## BEGIN Given information

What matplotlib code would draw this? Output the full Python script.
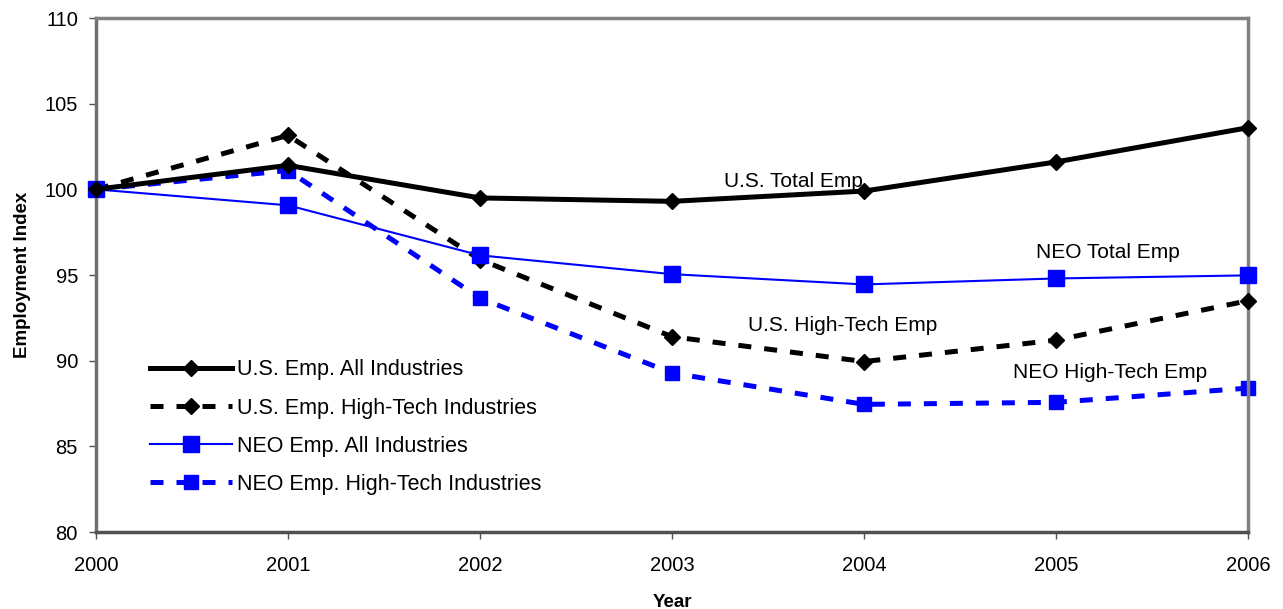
import matplotlib
matplotlib.use("Agg")
import matplotlib.pyplot as plt

years = [2000, 2001, 2002, 2003, 2004, 2005, 2006]
us_all = [100.0, 101.4, 99.5, 99.3, 99.9, 101.6, 103.6]
us_ht = [100.0, 103.15, 95.9, 91.4, 89.95, 91.2, 93.5]
neo_all = [100.0, 99.07, 96.15, 95.05, 94.45, 94.8, 94.98]
neo_ht = [100.0, 101.1, 93.65, 89.28, 87.45, 87.57, 88.4]

labels = ["U.S. Emp. All Industries", "U.S. Emp. High-Tech Industries",
          "NEO Emp. All Industries", "NEO Emp. High-Tech Industries"]

plt.rcParams['font.family'] = ['Liberation Sans', 'DejaVu Sans']

fig = plt.figure(figsize=(12.83, 6.09), dpi=100)
ax = fig.add_axes([0.0748, 0.1264, 0.898, 0.844])

ax.plot(years, us_all, color='black', lw=3.6, marker='D', ms=8, label=labels[0], zorder=4, clip_on=False)
ax.plot(years, us_ht, color='black', lw=3.6, ls=(0, (2.6, 2.6)), marker='D', ms=8, label=labels[1], zorder=3, clip_on=False)
ax.plot(years, neo_all, color='#0000FF', lw=1.5, marker='s', ms=11, label=labels[2], zorder=3, clip_on=False)
ax.plot(years, neo_ht, color='#0000FF', lw=3.6, ls=(0, (2.6, 2.6)), marker='s', ms=10, label=labels[3], zorder=2, clip_on=False)

ax.set_xlim(2000, 2006)
ax.set_ylim(80, 110)
ax.set_xticks(years)
ax.set_yticks(range(80, 111, 5))
ax.tick_params(axis='both', labelsize=14.5, direction='out', length=5, width=1, color='#505050')
ax.tick_params(axis='x', pad=12)
ax.tick_params(axis='y', pad=8)

for s in ['top', 'right']:
    ax.spines[s].set_color('#808080')
    ax.spines[s].set_linewidth(2.5)
ax.spines['left'].set_color('#707070')
ax.spines['left'].set_linewidth(2.5)
ax.spines['bottom'].set_color('#505050')
ax.spines['bottom'].set_linewidth(2.5)

ax.set_xlabel('Year', fontsize=13.5, fontweight='bold', labelpad=14)
ax.set_ylabel('Employment Index', fontsize=13.5, fontweight='bold', labelpad=10)

ax.text(2003.63, 100.47, 'U.S. Total Emp', ha='center', va='center', fontsize=15)
ax.text(2005.27, 96.3, 'NEO Total Emp', ha='center', va='center', fontsize=15)
ax.text(2003.89, 92.06, 'U.S. High-Tech Emp', ha='center', va='center', fontsize=15)
ax.text(2005.28, 89.3, 'NEO High-Tech Emp', ha='center', va='center', fontsize=15)

leg = ax.legend(loc='upper left', bbox_to_anchor=(0.047, 0.336), frameon=False,
                fontsize=15.5, handlelength=3.8, handletextpad=0.23, labelspacing=0.80,
                borderaxespad=0, borderpad=0)

fig.savefig('out.png', dpi=100)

## END Given information

Short task: Except for the pictures, reproduce every line exactly.

Solved exercise:
What matplotlib code would draw this? Output the full Python script.
import matplotlib
matplotlib.use("Agg")
import matplotlib.pyplot as plt

years = [2000, 2001, 2002, 2003, 2004, 2005, 2006]
us_all = [100.0, 101.4, 99.5, 99.3, 99.9, 101.6, 103.6]
us_ht = [100.0, 103.15, 95.9, 91.4, 89.95, 91.2, 93.5]
neo_all = [100.0, 99.07, 96.15, 95.05, 94.45, 94.8, 94.98]
neo_ht = [100.0, 101.1, 93.65, 89.28, 87.45, 87.57, 88.4]

labels = ["U.S. Emp. All Industries", "U.S. Emp. High-Tech Industries",
          "NEO Emp. All Industries", "NEO Emp. High-Tech Industries"]

plt.rcParams['font.family'] = ['Liberation Sans', 'DejaVu Sans']

fig = plt.figure(figsize=(12.83, 6.09), dpi=100)
ax = fig.add_axes([0.0748, 0.1264, 0.898, 0.844])

ax.plot(years, us_all, color='black', lw=3.6, marker='D', ms=8, label=labels[0], zorder=4, clip_on=False)
ax.plot(years, us_ht, color='black', lw=3.6, ls=(0, (2.6, 2.6)), marker='D', ms=8, label=labels[1], zorder=3, clip_on=False)
ax.plot(years, neo_all, color='#0000FF', lw=1.5, marker='s', ms=11, label=labels[2], zorder=3, clip_on=False)
ax.plot(years, neo_ht, color='#0000FF', lw=3.6, ls=(0, (2.6, 2.6)), marker='s', ms=10, label=labels[3], zorder=2, clip_on=False)

ax.set_xlim(2000, 2006)
ax.set_ylim(80, 110)
ax.set_xticks(years)
ax.set_yticks(range(80, 111, 5))
ax.tick_params(axis='both', labelsize=14.5, direction='out', length=5, width=1, color='#505050')
ax.tick_params(axis='x', pad=12)
ax.tick_params(axis='y', pad=8)

for s in ['top', 'right']:
    ax.spines[s].set_color('#808080')
    ax.spines[s].set_linewidth(2.5)
ax.spines['left'].set_color('#707070')
ax.spines['left'].set_linewidth(2.5)
ax.spines['bottom'].set_color('#505050')
ax.spines['bottom'].set_linewidth(2.5)

ax.set_xlabel('Year', fontsize=13.5, fontweight='bold', labelpad=14)
ax.set_ylabel('Employment Index', fontsize=13.5, fontweight='bold', labelpad=10)

ax.text(2003.63, 100.47, 'U.S. Total Emp', ha='center', va='center', fontsize=15)
ax.text(2005.27, 96.3, 'NEO Total Emp', ha='center', va='center', fontsize=15)
ax.text(2003.89, 92.06, 'U.S. High-Tech Emp', ha='center', va='center', fontsize=15)
ax.text(2005.28, 89.3, 'NEO High-Tech Emp', ha='center', va='center', fontsize=15)

leg = ax.legend(loc='upper left', bbox_to_anchor=(0.047, 0.336), frameon=False,
                fontsize=15.5, handlelength=3.8, handletextpad=0.23, labelspacing=0.80,
                borderaxespad=0, borderpad=0)

fig.savefig('out.png', dpi=100)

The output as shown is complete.